The real-life martial artists behind the first Mortal Kombat game got screwed

The real-life martial artists behind the first Mortal Kombat game got screwed

Mortal Kombat’s graphics look fairly crude by today’s standards, but they were fairly revolutionary at the time. “Using real actors was something you hadn’t really seen in an arcade-style game yet — they weren’t this high fidelity, especially with fighting games,” says Game Daily managing editor Amanda Farough in a new oral history of the game from MEL Magazine. A good chunk of the oral history centers around these actors, the “makeshift broom closet” where they recorded their martial arts moves, and the ways in which they were all pretty much screwed once the game took off.

Daniel Pesina, the actor who portrayed Johnny Cage, Sub-Zero, Scorpion and Reptile, describes the working conditions as “nowhere near professional,” saying “it was like a junk closet, with a makeshift backdrop, makeshift lights and John had a camera — I think it was his dad’s — a HI-8 video, about the best quality at the time.”

Still, creativity bloomed there. Pretty much everyone interviewed agrees that the no shortage of the game’s most iconic touchstones, whether they be mythological or attack-based, were born in that room. As the assembled fighters were videotaped “[experimenting] with every martial art move for about three days, eight hours a day,” they toyed with moves, phrases, and fatalities specific to each character.

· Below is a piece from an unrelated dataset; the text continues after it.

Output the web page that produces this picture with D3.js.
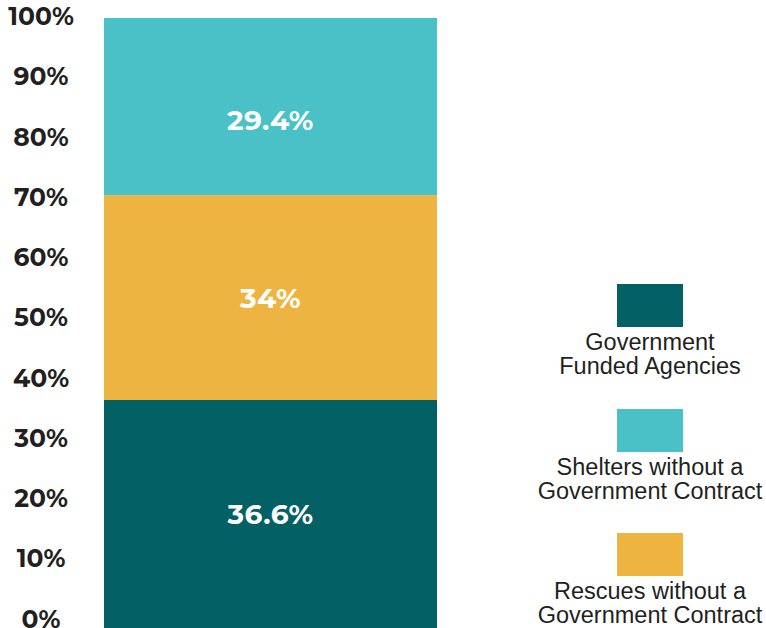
<!DOCTYPE html>
<html>
<head>
<meta charset="utf-8">
<script src="https://cdn.jsdelivr.net/npm/d3@7"></script>
<style>
  html, body { margin: 0; padding: 0; background: #ffffff; }
  svg { display: block; }
</style>
</head>
<body>
<svg id="chart" width="766" height="628"></svg>
<script>
// Data (stack order bottom to top)
const categories = ["Government Funded Agencies", "Rescues without a Government Contract", "Shelters without a Government Contract"];
const values = [36.6, 34, 29.4];
const valueLabels = ["36.6%", "34%", "29.4%"];
const colors = ["#036165", "#eeb442", "#4ac1c6"];
const tickValues = [0, 10, 20, 30, 40, 50, 60, 70, 80, 90, 100];
// Legend order and labels
const legendOrder = [0, 2, 1];
const legendLines = [
  ["Government", "Funded Agencies"],
  ["Rescues without a", "Government Contract"],
  ["Shelters without a", "Government Contract"]
];

const W = 766, H = 628;
const svg = d3.select("#chart");

const y = d3.scaleLinear().domain([0, 100]).range([620.5, 18]);
const x = d3.scaleBand().domain(["all"]).range([104, 437]).padding(0);

// stacked segments
let acc = 0;
const segs = values.map((v, i) => {
  const s = { i, y0: acc, y1: acc + v, v };
  acc += v;
  return s;
});

const g = svg.append("g");
g.selectAll("rect.seg").data(segs).join("rect")
  .attr("class", "seg")
  .attr("x", x("all"))
  .attr("width", x.bandwidth())
  .attr("y", d => y(d.y1))
  .attr("height", d => (d.y0 === 0 ? H : y(d.y0)) - y(d.y1))
  .attr("fill", d => colors[d.i]);

g.selectAll("text.val").data(segs).join("text")
  .attr("class", "val")
  .attr("x", x("all") + x.bandwidth() / 2)
  .attr("y", d => ((d.y0 === 0 ? H : y(d.y0)) + y(d.y1)) / 2 + (d.y1 >= 100 ? 13 : 0))
  .attr("dy", "0.36em")
  .attr("text-anchor", "middle")
  .attr("fill", "#ffffff")
  .style("font-family", "Montserrat, 'DejaVu Sans', sans-serif")
  .style("font-weight", "700")
  .style("font-size", "28px")
  .style("letter-spacing", "0.5px")
  .text(d => valueLabels[d.i]);

// Y axis labels
const axis = d3.axisLeft(y).tickValues(tickValues).tickFormat(d => d + "%").tickSize(0).tickPadding(0);
const ag = svg.append("g").attr("transform", "translate(41,-1.5)").call(axis);
ag.select(".domain").remove();
ag.selectAll("text")
  .attr("text-anchor", "middle")
  .attr("x", 0)
  .attr("fill", "#231f20")
  .style("font-family", "Montserrat, 'DejaVu Sans', sans-serif")
  .style("font-weight", "700")
  .style("font-size", "25px");

// Legend
const leg = svg.append("g");
const legTop = [284, 409, 533];
legendOrder.forEach((ci, k) => {
  const lg = leg.append("g").attr("transform", `translate(650,${legTop[k]})`);
  lg.append("rect").attr("x", -33).attr("y", 0).attr("width", 66).attr("height", 43).attr("fill", colors[ci]);
  legendLines[ci].forEach((line, li) => {
    lg.append("text")
      .attr("x", 0)
      .attr("y", 66 + li * 24)
      .attr("text-anchor", "middle")
      .attr("fill", "#231f20")
      .style("font-family", "'Liberation Sans', Arial, sans-serif")
      .style("font-size", "23.5px")
      .text(line);
  });
});
</script>
</body>
</html>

Scorpion’s spear, for example, was born out of these sessions, as was his “GET OVER HERE!” catchphrase. “‘GET OVER HERE!’ was [performer] Rich Divizio’s idea,” says Pesina. “One of the guys came up with the idea to take a lasso and twist it over my head, throw it and then pull somebody over. I was just like, ‘No, I’m not going to do the Wonder Woman thing.’ Being a martial artist, I had a rope dart, which is used to pull horsemen off their cavalry. Rich was like, ‘Oh, that’d be cool if you spear him in the chest and then you pull them over, and you’re like, ‘GET OVER HERE!’ and then you uppercut them.’”

There’s even footage of the revelation, though, as Divizio notes, it cuts off conspicuously right before he’s credited with the line. See it below.

All this is to say that it sucks that the performers were never given the proper credit, financial or otherwise, when the game went on to be a massive success. “We eventually realized we weren’t going to get paid what we were promised,” says Liz Malecki, who played Sonya. “There was a lot of talk when we were making the game like, ‘Well, when this picks up, we’ll take care of you.’” That never happened and, to boot, they were facing backlash from those in their fitness communities for being part of a game that many of the era believed glorified violence. As such, a number of the performers sued for intellectual property, though the rulings were not in their favor.

Divizio, who played Kano in the game, sums it up thusly:

I ended up working at Home Depot in 1997 — yeah, Kano working at the Home Depot plumbing department, but that’s life. You know, in 1995, Mortal Kombat makes $5 billion and becomes part of this historic thing that changes video gaming, and you’re the guy who created “GET OVER HERE!”, your face and likeness is on all the promotions, they use everything you do, but it’s that corporate crap. I don’t think they actually knew that the people who were down in that room being filmed were creative, or even friends with John.